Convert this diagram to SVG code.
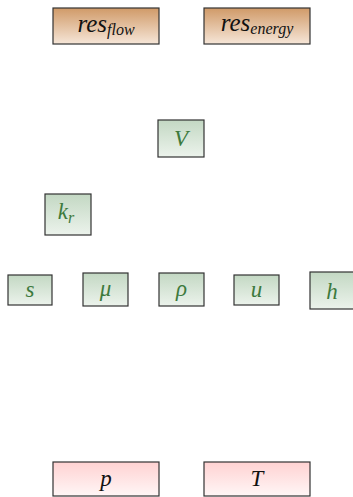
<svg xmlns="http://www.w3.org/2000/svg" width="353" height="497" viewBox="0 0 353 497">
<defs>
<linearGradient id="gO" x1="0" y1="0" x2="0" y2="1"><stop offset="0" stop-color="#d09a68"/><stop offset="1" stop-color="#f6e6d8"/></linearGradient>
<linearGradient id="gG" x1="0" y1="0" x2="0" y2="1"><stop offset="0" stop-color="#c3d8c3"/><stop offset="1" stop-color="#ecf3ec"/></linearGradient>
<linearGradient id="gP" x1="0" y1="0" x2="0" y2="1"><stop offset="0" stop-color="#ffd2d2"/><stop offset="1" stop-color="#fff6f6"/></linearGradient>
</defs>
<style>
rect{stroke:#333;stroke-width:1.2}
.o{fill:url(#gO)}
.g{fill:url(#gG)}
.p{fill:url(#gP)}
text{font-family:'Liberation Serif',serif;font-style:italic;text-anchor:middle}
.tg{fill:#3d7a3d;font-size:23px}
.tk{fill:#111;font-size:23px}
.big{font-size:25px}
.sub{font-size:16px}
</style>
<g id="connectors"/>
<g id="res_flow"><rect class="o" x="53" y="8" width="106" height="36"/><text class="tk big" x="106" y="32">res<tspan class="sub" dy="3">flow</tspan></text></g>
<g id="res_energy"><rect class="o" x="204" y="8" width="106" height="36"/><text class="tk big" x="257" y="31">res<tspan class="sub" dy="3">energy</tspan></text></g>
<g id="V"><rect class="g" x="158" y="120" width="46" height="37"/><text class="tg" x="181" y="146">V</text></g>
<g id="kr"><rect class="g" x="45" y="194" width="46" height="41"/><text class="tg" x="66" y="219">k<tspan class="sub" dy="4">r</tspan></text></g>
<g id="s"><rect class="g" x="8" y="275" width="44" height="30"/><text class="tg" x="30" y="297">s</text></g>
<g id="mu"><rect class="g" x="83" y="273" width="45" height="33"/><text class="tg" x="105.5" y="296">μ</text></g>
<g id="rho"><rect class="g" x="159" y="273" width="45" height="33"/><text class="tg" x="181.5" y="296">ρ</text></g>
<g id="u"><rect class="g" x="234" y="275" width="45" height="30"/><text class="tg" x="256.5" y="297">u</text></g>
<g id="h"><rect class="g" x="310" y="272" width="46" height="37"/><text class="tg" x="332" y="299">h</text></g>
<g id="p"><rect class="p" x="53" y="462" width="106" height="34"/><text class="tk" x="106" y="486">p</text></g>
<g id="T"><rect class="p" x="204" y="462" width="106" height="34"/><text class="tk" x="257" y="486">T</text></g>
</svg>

* * * * * * * * *

# [Given problem]
Print the whole listing above once more, word for word, without its pictures.

# [Finished task]
Convert this diagram to SVG code.
<svg xmlns="http://www.w3.org/2000/svg" width="353" height="497" viewBox="0 0 353 497">
<defs>
<linearGradient id="gO" x1="0" y1="0" x2="0" y2="1"><stop offset="0" stop-color="#d09a68"/><stop offset="1" stop-color="#f6e6d8"/></linearGradient>
<linearGradient id="gG" x1="0" y1="0" x2="0" y2="1"><stop offset="0" stop-color="#c3d8c3"/><stop offset="1" stop-color="#ecf3ec"/></linearGradient>
<linearGradient id="gP" x1="0" y1="0" x2="0" y2="1"><stop offset="0" stop-color="#ffd2d2"/><stop offset="1" stop-color="#fff6f6"/></linearGradient>
</defs>
<style>
rect{stroke:#333;stroke-width:1.2}
.o{fill:url(#gO)}
.g{fill:url(#gG)}
.p{fill:url(#gP)}
text{font-family:'Liberation Serif',serif;font-style:italic;text-anchor:middle}
.tg{fill:#3d7a3d;font-size:23px}
.tk{fill:#111;font-size:23px}
.big{font-size:25px}
.sub{font-size:16px}
</style>
<g id="connectors"/>
<g id="res_flow"><rect class="o" x="53" y="8" width="106" height="36"/><text class="tk big" x="106" y="32">res<tspan class="sub" dy="3">flow</tspan></text></g>
<g id="res_energy"><rect class="o" x="204" y="8" width="106" height="36"/><text class="tk big" x="257" y="31">res<tspan class="sub" dy="3">energy</tspan></text></g>
<g id="V"><rect class="g" x="158" y="120" width="46" height="37"/><text class="tg" x="181" y="146">V</text></g>
<g id="kr"><rect class="g" x="45" y="194" width="46" height="41"/><text class="tg" x="66" y="219">k<tspan class="sub" dy="4">r</tspan></text></g>
<g id="s"><rect class="g" x="8" y="275" width="44" height="30"/><text class="tg" x="30" y="297">s</text></g>
<g id="mu"><rect class="g" x="83" y="273" width="45" height="33"/><text class="tg" x="105.5" y="296">μ</text></g>
<g id="rho"><rect class="g" x="159" y="273" width="45" height="33"/><text class="tg" x="181.5" y="296">ρ</text></g>
<g id="u"><rect class="g" x="234" y="275" width="45" height="30"/><text class="tg" x="256.5" y="297">u</text></g>
<g id="h"><rect class="g" x="310" y="272" width="46" height="37"/><text class="tg" x="332" y="299">h</text></g>
<g id="p"><rect class="p" x="53" y="462" width="106" height="34"/><text class="tk" x="106" y="486">p</text></g>
<g id="T"><rect class="p" x="204" y="462" width="106" height="34"/><text class="tk" x="257" y="486">T</text></g>
</svg>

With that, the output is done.